10 May ~ A few months ago, the world belonged to Shanghai Shenhua, or so you would have thought listening to the club's chairman, Zhu Jun. Didier Drogba, Guti, Matthew Upson, Alvaro Recoba and Andres D'Alessandro were just a handful of the players supposedly on their way to link up with new star striker Nicolas Anelka and their equally illustrious manager, Jean Tigana. Pre-season games were a mass of French flags and optimism. For a fanbase that saluted its players to the tune of La Marseillaise even before the arrival of Gallic duo, it seemed like destiny was written. Yet an inevitable march to victory quickly turned into a very public humiliation once the football started.

Sloppy draws against local rivals Jiangsu Sainty and Hangzhou Greentown bookended defeats to hated nemesis Beijing Guoan and reigning champions Guangzhou Evergrande.

Predictably, Tigana became the focal point for criticism, despite a mounting injury crisis and an extremely difficult opening set of fixtures. Though the howls from the stands grew louder each game, the prickly Frenchman did not seem to care – a useful trait for a manager but one that meant he did not see his downfall coming until it was too late.

When it arrived, the end was swift and ruthless. It started out of the blue on a bland Wednesday afternoon with an unannounced purge of Tigana's entire coaching staff – supposedly at the behest of the players.

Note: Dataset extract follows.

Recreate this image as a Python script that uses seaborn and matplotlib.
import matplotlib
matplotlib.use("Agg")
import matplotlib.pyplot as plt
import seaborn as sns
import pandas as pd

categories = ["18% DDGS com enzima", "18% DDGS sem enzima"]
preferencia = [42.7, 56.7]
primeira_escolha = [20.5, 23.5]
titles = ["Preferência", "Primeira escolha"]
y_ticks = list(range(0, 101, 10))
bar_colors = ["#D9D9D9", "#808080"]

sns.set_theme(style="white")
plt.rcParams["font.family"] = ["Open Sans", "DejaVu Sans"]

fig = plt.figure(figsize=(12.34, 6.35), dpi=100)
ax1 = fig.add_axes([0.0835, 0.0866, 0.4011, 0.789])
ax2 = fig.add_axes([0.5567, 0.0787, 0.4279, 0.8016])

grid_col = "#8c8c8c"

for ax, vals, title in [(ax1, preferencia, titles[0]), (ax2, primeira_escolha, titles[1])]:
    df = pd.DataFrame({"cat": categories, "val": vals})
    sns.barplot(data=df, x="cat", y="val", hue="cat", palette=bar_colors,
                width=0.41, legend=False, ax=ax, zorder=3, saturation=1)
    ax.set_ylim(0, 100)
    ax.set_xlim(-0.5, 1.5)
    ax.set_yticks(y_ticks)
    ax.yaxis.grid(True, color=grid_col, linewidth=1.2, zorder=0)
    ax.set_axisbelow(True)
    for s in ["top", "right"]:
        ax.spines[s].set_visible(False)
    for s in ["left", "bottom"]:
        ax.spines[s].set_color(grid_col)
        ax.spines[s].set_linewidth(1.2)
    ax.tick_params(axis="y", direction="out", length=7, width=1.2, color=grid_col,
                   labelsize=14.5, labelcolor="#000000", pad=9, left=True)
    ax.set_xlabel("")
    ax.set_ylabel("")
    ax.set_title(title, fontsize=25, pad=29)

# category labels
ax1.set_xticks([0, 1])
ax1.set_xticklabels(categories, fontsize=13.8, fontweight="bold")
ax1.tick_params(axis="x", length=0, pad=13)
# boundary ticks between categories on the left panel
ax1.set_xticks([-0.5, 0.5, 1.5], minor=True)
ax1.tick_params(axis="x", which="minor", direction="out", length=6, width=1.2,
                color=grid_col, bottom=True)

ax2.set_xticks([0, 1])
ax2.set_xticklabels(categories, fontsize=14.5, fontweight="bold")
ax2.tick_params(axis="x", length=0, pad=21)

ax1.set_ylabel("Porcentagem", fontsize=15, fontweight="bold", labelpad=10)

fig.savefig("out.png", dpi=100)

The dust had barely settled on that story when the experienced midfielder, Jiang Kun, criticised the manager in a press conference to a salivating gaggle of Shanghainese journalists.

Things were moving at a frantic pace but the silence from Shenhua's star striker was deafening. Before long, Anelka announced his own appointment as player-manager on Twitter.

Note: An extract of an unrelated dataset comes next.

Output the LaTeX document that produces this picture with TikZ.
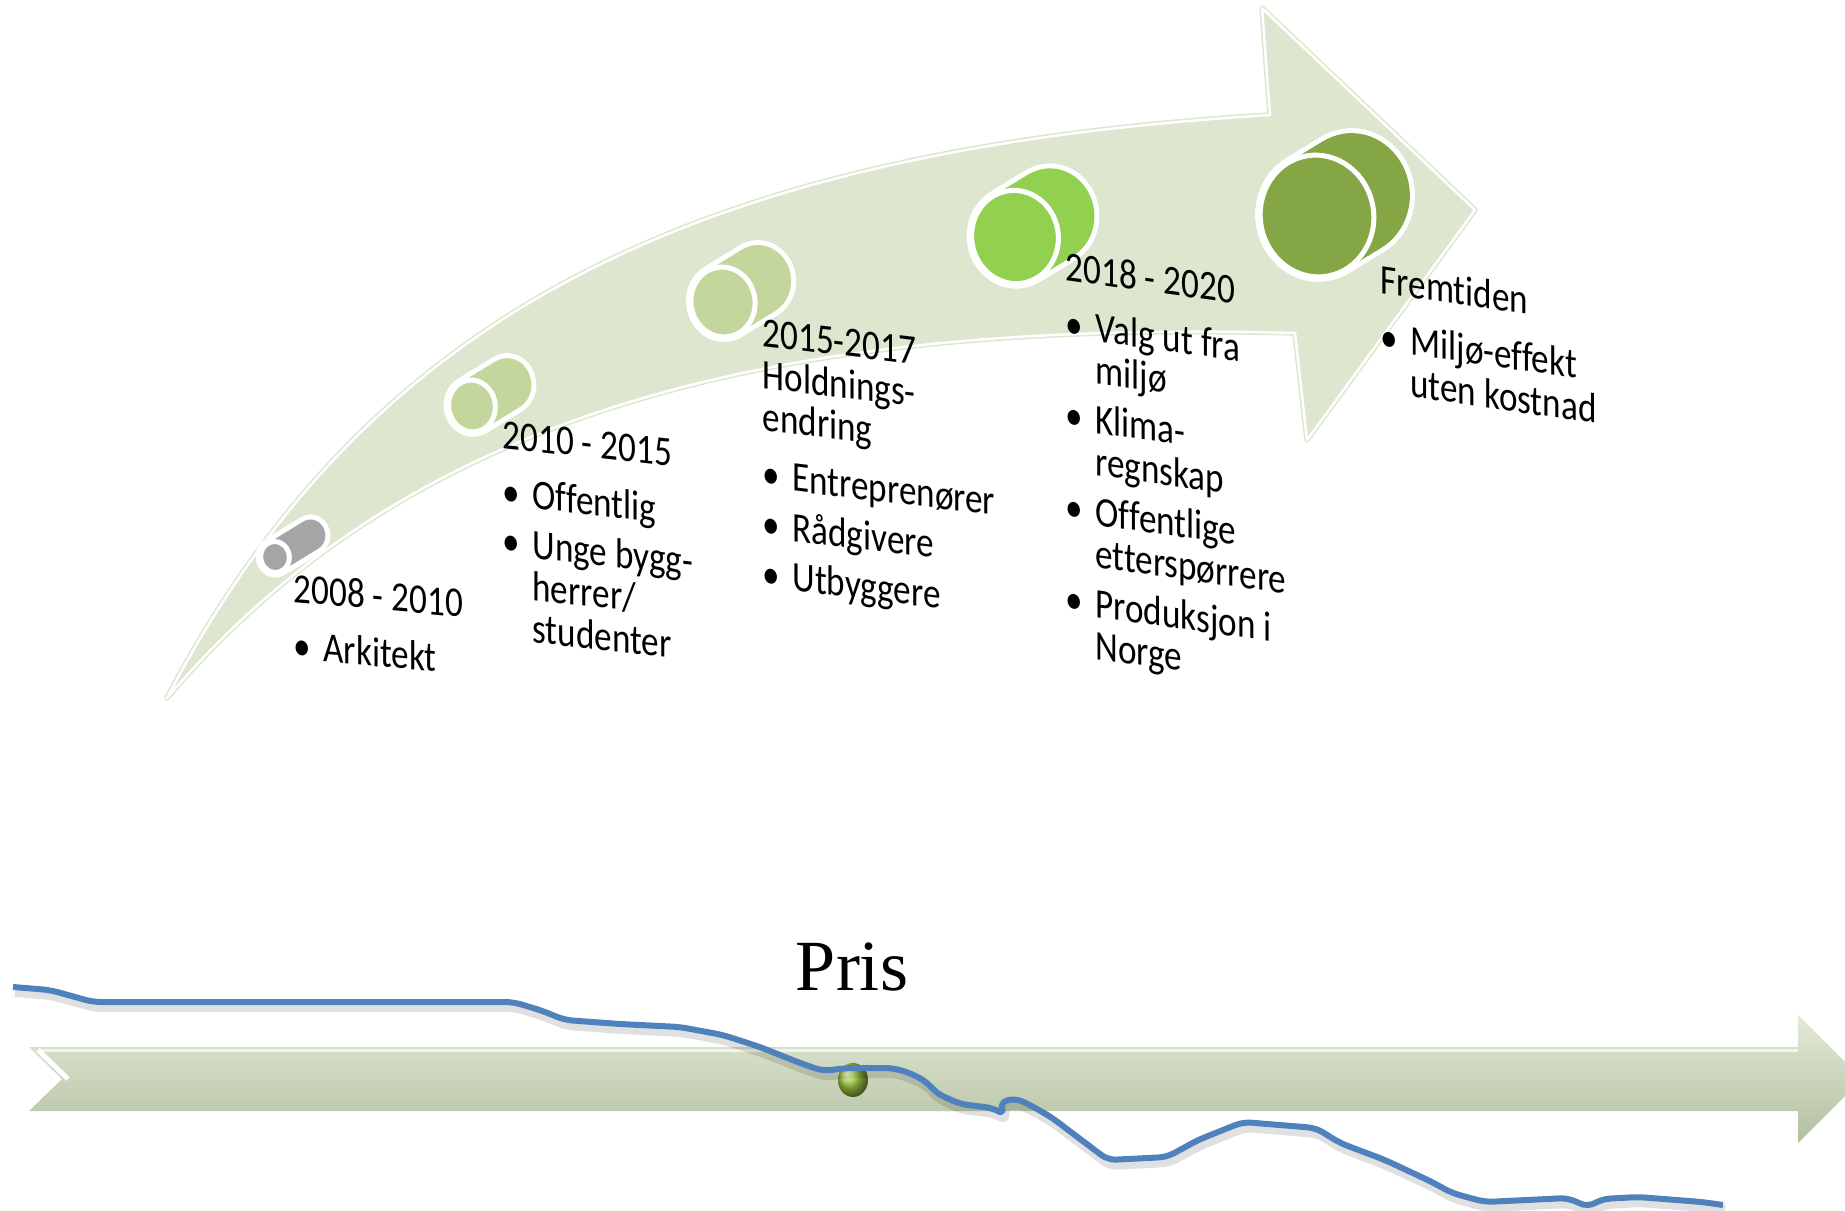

Since then, things have stabilised to a certain degree. For one thing, Anelka is no longer player-manager after a disastrous 1-0 home loss to unfashionable Tianjin TEDA. With former Democratic Republic of Congo coach Jean Florent Ibenge now in charge, results have improved. A couple of dire draws and a fluky victory against old foe Dalian Shide have pacified the Shenhua fans temporarily.

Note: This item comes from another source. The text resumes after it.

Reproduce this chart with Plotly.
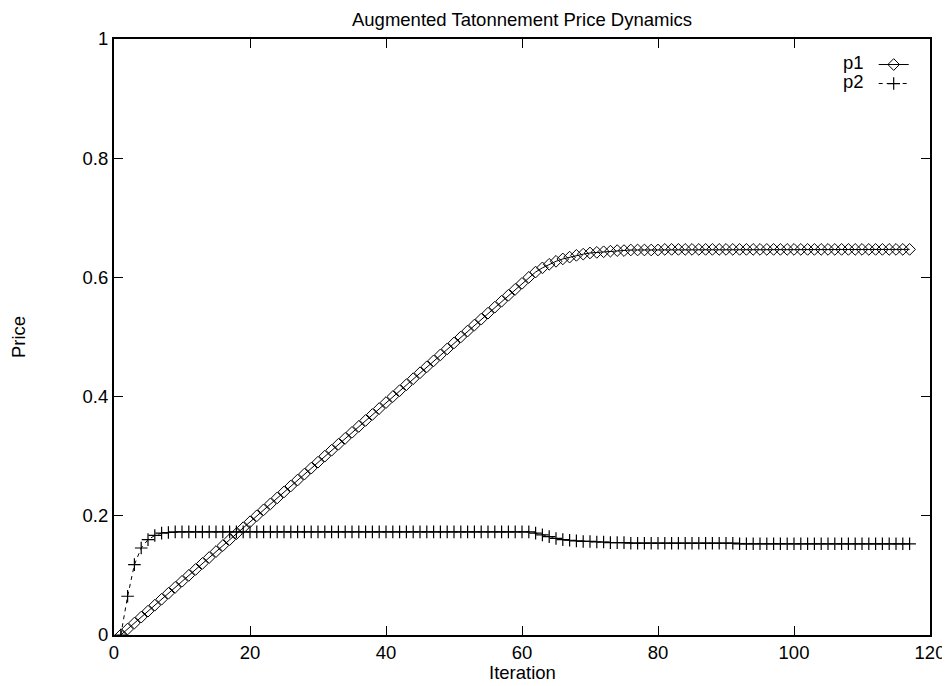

That said, the problems surrounding Shenhua are endemic and Ibenge will have much to contend with. Most significant is the problem of Anelka, who has looked disinterested and injury-prone since his arrival in Shanghai. Having been made captain, then seen Tigana forced out, Anelka looks to be untouchable, even though his prolonged dry spell in front of goal is starting to become a cause for concern. Rumours of Anelka's influence with Zhu abound. Ibenge, trying to establish himself as the sole dressing room authority, might go the same way as his predecessor.

All of this means that for the rest of Chinese football, schadenfreude is flavour of the day. The clubs that quietly went about bolstering their squads are watching on as Shanghai struggle to keep their heads above water. Zhu is talking about selling up, the players look nervous and a previously boisterous set of supporters are starting to brace themselves for an unwelcome season of mid-table mediocrity.

False dawns are regular occurrences in football but few have been as self-inflicted as that of Shanghai Shenhua, who, having taken ten points from a possible 27, might already be running out of time to save their season. Andrew Crawford

Comments (1)
Comment by FCKarl 2012-05-10 11:58:49

Very hard for me to believe that a player like one with the caliber of international striker Lucas Barrios (for the last few seasons with BvB Dortmund in Germany) would willingly go play for Evergrande in China when one is still in the prime of life and not yet an over 32 aged field player. I mean, surely Barrios knows that a move like this places his chances of being a regular for his Paraguayan national side in qualifying and making it to his second World Cup in 2014 (and probably last World Cup) as much weaker. After turning age 33 or so, then perhaps a season or two to finish out one's playing career might be an interesting "adventure into the unknown" of China. But I really cannot imagine that the league professionalism, the structure, the stability is there in China. I'll admit, I'd have to pay more attention to it. But it would seem a bit soap-operatic there, I think. That said, well, it is good to have another league to add the interesting and intriguing world mosaic of football.